Getting Started
If you would like to contribute to improving this project, please refer to our issues page where we have our open issues in the side navigation bar.
Installation
git clone
the repositorypip install -r requirements.txt
Running the code
Let's say you want to run the model training of 3 nodes on a machine. That means there will be 4 nodes in total because there is 1 more node in addition to the clients --- server.
The whole point of this project is to eventually transition to a distributed system where each node can be a separate machine and a server is simply another node. But for now, this is how things are done.

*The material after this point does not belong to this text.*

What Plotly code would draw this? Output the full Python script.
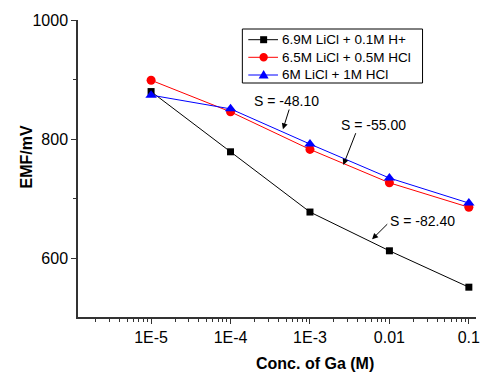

You can do execute the 3 node simulation by running the following command:
mpirun -np 4 -host localhost:11 python main.py
Config file
The config file is the most important file when running the code. The current set up combines a system config with an algorithm config file. Always be sure of what config you are using. We have intentionally kept configuration files as a python file which is typically a big red flag in software engineering. But we did this because it enables plenty of quick automations and flexibility. Be very careful with the config file because it is easy to overlook some of the configurations such as device ids, number of clients etc.
Reproducability
One of the awesome things about this project is that whenever you run an experiment, all the source code, logs, and model weights are saved in a separate folder. This is done to ensure that you can reproduce the results by looking at the code that was responsible for the results. The naming of the folder is based on the keys inside the config file. That also means you can not run the same experiment again without renaming/deleting the previous experimental run. The code automatically asks you to press r
to remove and create a new folder. Be careful you are not overwriting someone else's results.